According to scholars, up to half of all Haitians practice some form of voodoo, often in conjunction with Catholicism, which intermingled with the belief systems of enslaved West Africans when Haiti was a French colony.
Yet because the religion is often practiced furtively in basement temples, and because of its emphasis on spirits, spells and animal sacrifices, it has been stigmatized as primitive.
But scholars stress that voodoo has played a central role in Haitian history, sustaining people who have endured oppressive governments, grinding poverty and natural calamities.
† Updates To Previous Posts (sixth item, Another Day, Another Dem Ethics Scandal): The New York Times wants to know, “what happened to the investigation?” by the House Ethics Committee of allegations that Rep. Maxine Waters (D-CA) of helping a troubled bank in which her husband held stock to get a government bailout, adding that “[t]he reputation of the bipartisan Ethics Committee can only sink lower if the case continues to drift.”
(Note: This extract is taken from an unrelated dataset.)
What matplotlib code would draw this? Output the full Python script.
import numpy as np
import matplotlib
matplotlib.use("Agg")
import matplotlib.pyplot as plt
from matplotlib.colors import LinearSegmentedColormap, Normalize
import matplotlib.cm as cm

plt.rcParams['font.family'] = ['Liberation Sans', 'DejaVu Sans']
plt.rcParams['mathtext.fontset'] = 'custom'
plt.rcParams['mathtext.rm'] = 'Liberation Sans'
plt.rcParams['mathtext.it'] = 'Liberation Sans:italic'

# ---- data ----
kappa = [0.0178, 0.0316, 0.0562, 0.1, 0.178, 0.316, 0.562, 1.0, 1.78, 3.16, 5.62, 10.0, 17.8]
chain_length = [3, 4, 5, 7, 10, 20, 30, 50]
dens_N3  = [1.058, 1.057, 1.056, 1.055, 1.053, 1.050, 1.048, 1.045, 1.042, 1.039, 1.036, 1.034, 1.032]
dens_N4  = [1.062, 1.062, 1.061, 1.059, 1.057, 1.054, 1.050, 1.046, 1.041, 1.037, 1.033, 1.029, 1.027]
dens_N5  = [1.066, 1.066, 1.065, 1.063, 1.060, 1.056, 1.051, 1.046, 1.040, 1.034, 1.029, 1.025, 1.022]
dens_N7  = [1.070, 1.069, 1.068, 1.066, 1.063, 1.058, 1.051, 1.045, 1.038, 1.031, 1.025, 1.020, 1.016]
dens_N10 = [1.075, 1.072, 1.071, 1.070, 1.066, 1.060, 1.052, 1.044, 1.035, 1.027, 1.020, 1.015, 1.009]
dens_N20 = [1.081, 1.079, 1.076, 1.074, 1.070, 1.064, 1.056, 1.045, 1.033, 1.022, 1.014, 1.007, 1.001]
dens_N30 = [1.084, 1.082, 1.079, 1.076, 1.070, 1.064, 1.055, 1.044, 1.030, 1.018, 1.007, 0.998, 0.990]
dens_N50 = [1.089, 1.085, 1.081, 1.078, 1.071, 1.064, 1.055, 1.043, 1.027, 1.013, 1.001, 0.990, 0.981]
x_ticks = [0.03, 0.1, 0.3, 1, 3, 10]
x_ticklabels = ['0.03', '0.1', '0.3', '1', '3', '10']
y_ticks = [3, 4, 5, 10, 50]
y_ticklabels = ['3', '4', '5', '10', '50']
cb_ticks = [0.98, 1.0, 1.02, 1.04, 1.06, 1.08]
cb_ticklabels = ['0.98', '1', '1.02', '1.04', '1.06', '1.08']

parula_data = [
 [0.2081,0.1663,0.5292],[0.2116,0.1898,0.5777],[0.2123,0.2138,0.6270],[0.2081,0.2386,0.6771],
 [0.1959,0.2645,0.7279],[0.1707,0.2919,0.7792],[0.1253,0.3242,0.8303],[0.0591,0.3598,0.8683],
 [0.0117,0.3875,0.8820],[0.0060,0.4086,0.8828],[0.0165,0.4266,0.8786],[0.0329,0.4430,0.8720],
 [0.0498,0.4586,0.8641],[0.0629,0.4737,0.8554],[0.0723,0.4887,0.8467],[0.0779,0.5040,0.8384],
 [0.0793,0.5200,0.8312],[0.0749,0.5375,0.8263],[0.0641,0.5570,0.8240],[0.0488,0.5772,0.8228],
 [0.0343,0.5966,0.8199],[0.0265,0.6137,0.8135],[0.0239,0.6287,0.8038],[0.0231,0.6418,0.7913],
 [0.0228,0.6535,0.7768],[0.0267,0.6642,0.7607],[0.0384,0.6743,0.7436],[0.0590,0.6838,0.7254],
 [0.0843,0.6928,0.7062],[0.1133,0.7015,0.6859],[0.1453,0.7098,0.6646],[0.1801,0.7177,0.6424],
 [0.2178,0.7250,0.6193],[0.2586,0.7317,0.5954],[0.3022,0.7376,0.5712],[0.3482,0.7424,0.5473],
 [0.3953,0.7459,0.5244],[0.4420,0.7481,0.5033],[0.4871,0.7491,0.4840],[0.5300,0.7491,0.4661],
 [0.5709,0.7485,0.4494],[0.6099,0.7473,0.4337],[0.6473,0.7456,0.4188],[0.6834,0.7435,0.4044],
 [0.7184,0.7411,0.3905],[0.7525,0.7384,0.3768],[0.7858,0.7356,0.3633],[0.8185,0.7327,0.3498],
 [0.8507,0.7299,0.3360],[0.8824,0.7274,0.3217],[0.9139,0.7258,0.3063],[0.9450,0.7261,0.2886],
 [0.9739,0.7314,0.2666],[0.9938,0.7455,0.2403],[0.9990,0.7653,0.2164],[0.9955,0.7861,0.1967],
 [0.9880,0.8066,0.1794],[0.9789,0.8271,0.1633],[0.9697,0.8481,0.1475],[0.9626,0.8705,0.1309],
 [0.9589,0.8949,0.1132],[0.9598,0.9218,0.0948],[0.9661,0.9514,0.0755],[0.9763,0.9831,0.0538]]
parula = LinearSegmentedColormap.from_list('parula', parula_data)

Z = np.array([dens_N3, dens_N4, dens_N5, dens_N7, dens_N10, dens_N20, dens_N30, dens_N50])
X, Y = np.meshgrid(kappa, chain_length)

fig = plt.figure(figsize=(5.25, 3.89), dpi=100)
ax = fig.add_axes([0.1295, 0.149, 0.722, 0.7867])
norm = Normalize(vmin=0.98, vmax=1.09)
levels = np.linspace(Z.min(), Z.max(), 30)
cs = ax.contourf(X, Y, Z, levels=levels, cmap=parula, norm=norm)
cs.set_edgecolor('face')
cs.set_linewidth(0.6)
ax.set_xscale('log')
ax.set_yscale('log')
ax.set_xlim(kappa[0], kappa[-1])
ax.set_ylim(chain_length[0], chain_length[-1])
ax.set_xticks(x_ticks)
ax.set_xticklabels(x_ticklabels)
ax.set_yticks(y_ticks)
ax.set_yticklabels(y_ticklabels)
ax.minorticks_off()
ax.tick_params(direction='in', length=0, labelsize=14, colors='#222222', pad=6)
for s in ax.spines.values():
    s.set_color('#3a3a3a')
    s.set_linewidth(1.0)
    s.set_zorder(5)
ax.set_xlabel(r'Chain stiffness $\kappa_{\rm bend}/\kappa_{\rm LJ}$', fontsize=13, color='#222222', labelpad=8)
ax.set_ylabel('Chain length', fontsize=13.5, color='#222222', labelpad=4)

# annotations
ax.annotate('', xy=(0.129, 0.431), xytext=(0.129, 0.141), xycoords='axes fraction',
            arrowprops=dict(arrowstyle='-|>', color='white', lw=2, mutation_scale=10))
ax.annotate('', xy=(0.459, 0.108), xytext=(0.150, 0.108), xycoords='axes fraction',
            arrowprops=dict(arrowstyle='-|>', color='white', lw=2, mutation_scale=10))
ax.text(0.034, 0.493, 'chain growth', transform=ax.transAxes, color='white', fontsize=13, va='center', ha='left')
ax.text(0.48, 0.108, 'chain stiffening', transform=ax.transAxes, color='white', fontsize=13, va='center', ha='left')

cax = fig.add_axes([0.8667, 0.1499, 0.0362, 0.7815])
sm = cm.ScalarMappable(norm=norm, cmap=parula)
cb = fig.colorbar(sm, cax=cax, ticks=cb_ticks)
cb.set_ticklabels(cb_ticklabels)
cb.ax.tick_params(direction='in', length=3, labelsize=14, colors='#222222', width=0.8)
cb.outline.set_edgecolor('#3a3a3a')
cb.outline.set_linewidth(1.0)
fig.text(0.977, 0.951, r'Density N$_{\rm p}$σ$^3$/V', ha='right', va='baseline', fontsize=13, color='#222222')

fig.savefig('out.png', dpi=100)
† Updates To Previous Posts (penultimate item, Katie Couric Kills): The New York Times reports that, “For Katie Couric, the offer in 2006 to become the anchor of “CBS Evening News” came with another incentive, one she prized almost as highly, according to two of her friends: the chance to report for ‘60 Minutes,’ the newsmagazine that for Ms. Couric stood for the kind of serious journalism she had always aspired to” but that “she found a chilly reception from some of the staff members at the venerable program” that seemed to emanate “from the top, the show’s executive producer, Jeff Fager.” Devoting her week-end media commentary on FOX News to a post-mortem of the erstwhile CBS anchor’s tenure, Liz Trotta said that Katie Couric’s failure to catch as a journalist – inside and outside Black Rock - because of her “giggling, grinning image with very little background,” adding: “There’s a very, very big difference between doing the news, even if you’re a woman, and giggling all the time.”
Note: The item on the ruling on AZ SB 1070 has been updated and includes a link to the decision.